Hello,
After a few lovely warm and sunny days here, we’ve got a rather rainy Monday in progress today. It reminded me that I’ve half of “Words Weather Gave Us” written, including the chapter about rain words. So here, to hopefully cheer you up on this damp day, is an extract about puddles and their sinister cousins – beau traps.
Puddle & Beau Traps
{extract from “Words Weather Gave Us” copyright Grace Tierney 2024}
A puddle, which has been with us since the early 1300s, is defined as a small pool of dirty water. Puddle-jumping enthusiasts will point out that they’re also perfect entertainment locations for small children and life-loving adults, especially when approached with suitable footwear.
In line with the idea of making lemonade when faced with an excess of lemons, wet countries should adopt puddle-stomping as a national sport. Free, accessible to all, energetic. It could be the next big thing at the Olympics. Synchronised jumping for a team event perhaps?
The word came about as a diminutive of pudd (ditch) in Old English and is related to the charming German word pudeln (to splash in water).
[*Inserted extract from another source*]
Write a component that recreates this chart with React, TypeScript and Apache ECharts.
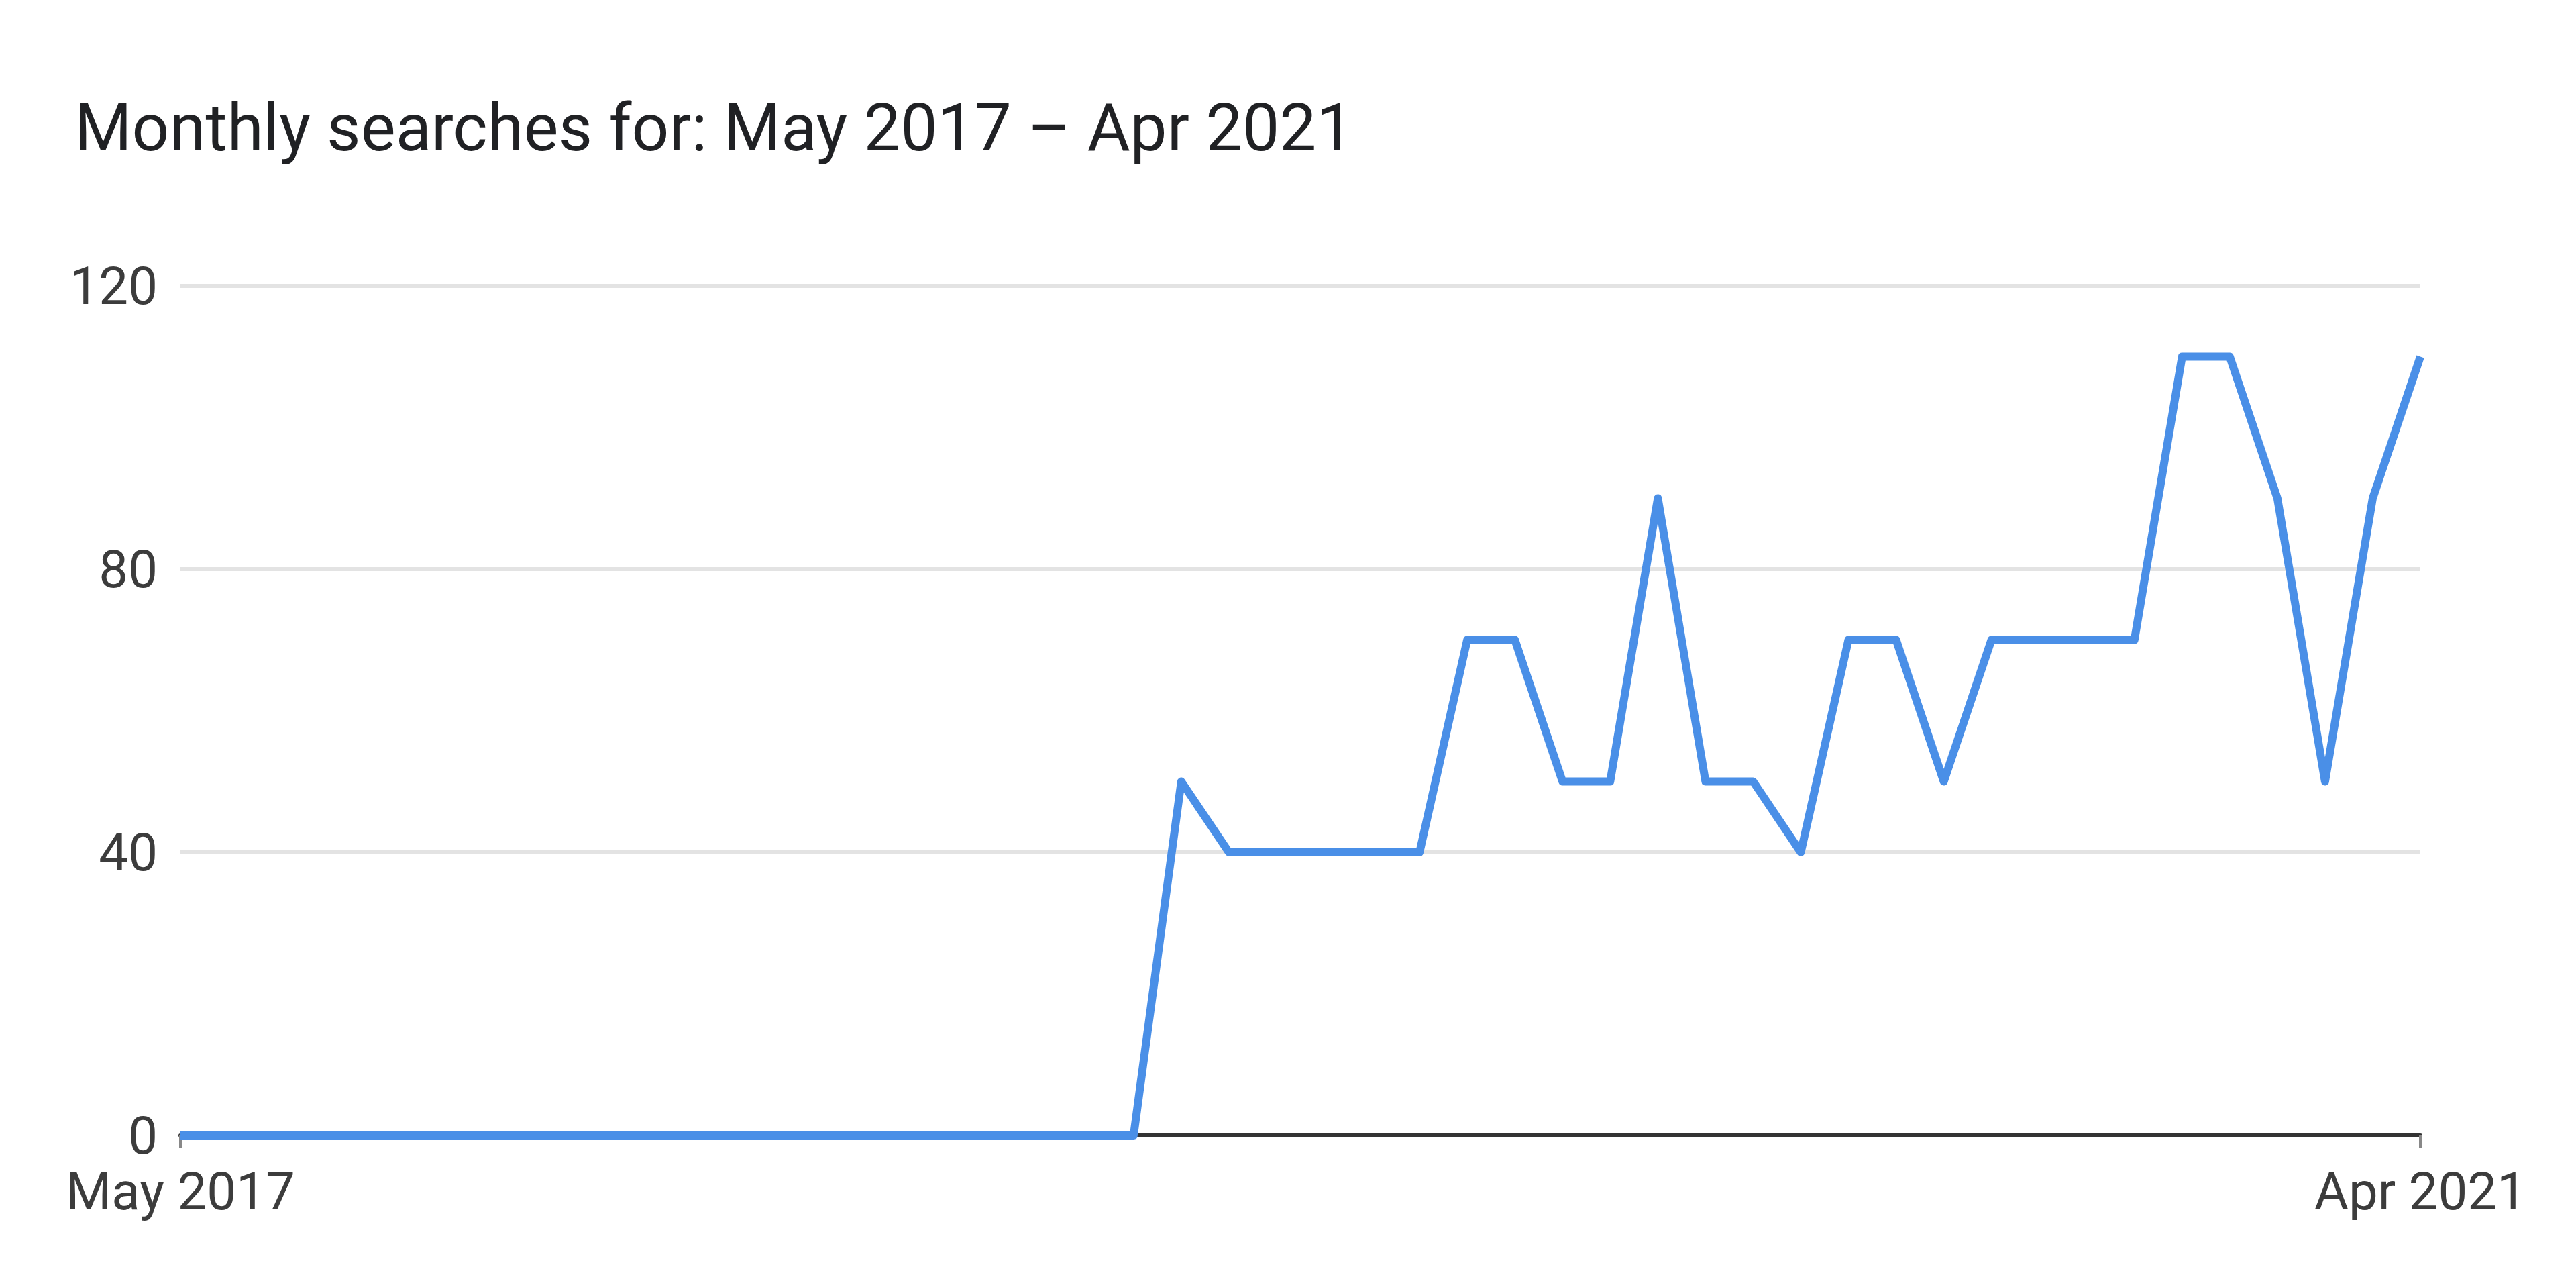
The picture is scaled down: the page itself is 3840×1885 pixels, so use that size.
import React, { useEffect, useRef } from "react";
import * as echarts from "echarts";

const TITLE = "Monthly searches for: May 2017 – Apr 2021";
const MONTH_NAMES = ["Jan", "Feb", "Mar", "Apr", "May", "Jun", "Jul", "Aug", "Sep", "Oct", "Nov", "Dec"];
const START_YEAR = 2017;
const START_MONTH = 4; // May (0-based)
const MONTH_COUNT = 48;

const months: string[] = [];
for (let i = 0; i < MONTH_COUNT; i++) {
  const m = (START_MONTH + i) % 12;
  const y = START_YEAR + Math.floor((START_MONTH + i) / 12);
  months.push(`${MONTH_NAMES[m]} ${y}`);
}

const searches: number[] = [
  0, 0, 0, 0, 0, 0, 0, 0, 0, 0, 0, 0,
  0, 0, 0, 0, 0, 0, 0, 0, 0, 50, 40, 40,
  40, 40, 40, 70, 70, 50, 50, 90, 50, 50, 40, 70,
  70, 50, 70, 70, 70, 70, 110, 110, 90, 50, 90, 110,
];

const Y_MIN = 0;
const Y_MAX = 120;
const Y_STEP = 40;

export default function App() {
  const ref = useRef<HTMLDivElement>(null);
  useEffect(() => {
    if (!ref.current) return;
    const chart = echarts.init(ref.current, undefined, { renderer: "svg" });
    const last = months.length - 1;
    const showEnds = (i: number) => i === 0 || i === last;
    chart.setOption({
      animation: false,
      backgroundColor: "#ffffff",
      title: {
        text: TITLE,
        left: 98,
        top: 128,
        textStyle: {
          fontFamily: "Roboto",
          fontSize: 98,
          fontWeight: "normal",
          color: "#202124",
        },
      },
      grid: { left: 261, right: 224, top: 418, bottom: 185, containLabel: false },
      xAxis: {
        type: "category",
        data: months,
        boundaryGap: false,
        axisLine: { show: true, lineStyle: { color: "#333333", width: 6 } },
        axisTick: {
          show: true,
          interval: (i: number) => showEnds(i),
          length: 18,
          lineStyle: { color: "#888888", width: 5 },
        },
        axisLabel: {
          interval: (i: number) => showEnds(i),
          margin: 44,
          fontFamily: "Roboto",
          fontSize: 78,
          color: "#3c3c3c",
        },
        splitLine: { show: false },
      },
      yAxis: {
        type: "value",
        min: Y_MIN,
        max: Y_MAX,
        interval: Y_STEP,
        axisLine: { show: false },
        axisTick: { show: false },
        axisLabel: {
          margin: 34,
          fontFamily: "Roboto",
          fontSize: 78,
          color: "#3c3c3c",
        },
        splitLine: { show: true, lineStyle: { color: "#e3e3e3", width: 6 } },
      },
      series: [
        {
          type: "line",
          data: searches,
          showSymbol: false,
          symbol: "none",
          lineStyle: { color: "#4a8fe7", width: 12, join: "round" },
          z: 3,
        },
      ],
    });
    return () => chart.dispose();
  }, []);
  return <div ref={ref} style={{ width: 3824, height: 1869 }} />;
}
Originally puddle was used for pools and ponds as well which explains puddle-duck (a domesticated duck) which we’ve had since the 1800s. Beatrix Potter published her book “Jemima Puddle-Duck” in 1908.
The stealth version of the puddle is the beau trap. My home city, Dublin, has plenty of these. A beau trap is early 19th century slang for a paving stone which is loose enough for rainwater to gather underneath. Dublin city dwellers will know water gathers under some of the large Georgian stone footpaths (sidewalks for my US friends) and unless you avoid those slabs or hit them in the exact right spot it “tips up and pumps half a litre of rainwater up your trouser” (as Terry Pratchett points out in “A Slip of the Keyboard”). This rainwater is always a murky grey shade and invariably ice-cold.
Douglas Adams once created an alternative word for this, the affpuddle.
Why is it called a beau trap? The elegant young men of the 1800s (also known as beaus) wore those tight white stockings to show off their well turned ankles and calves. A sinister pool of city rainwater was a terrible trap for those beaus.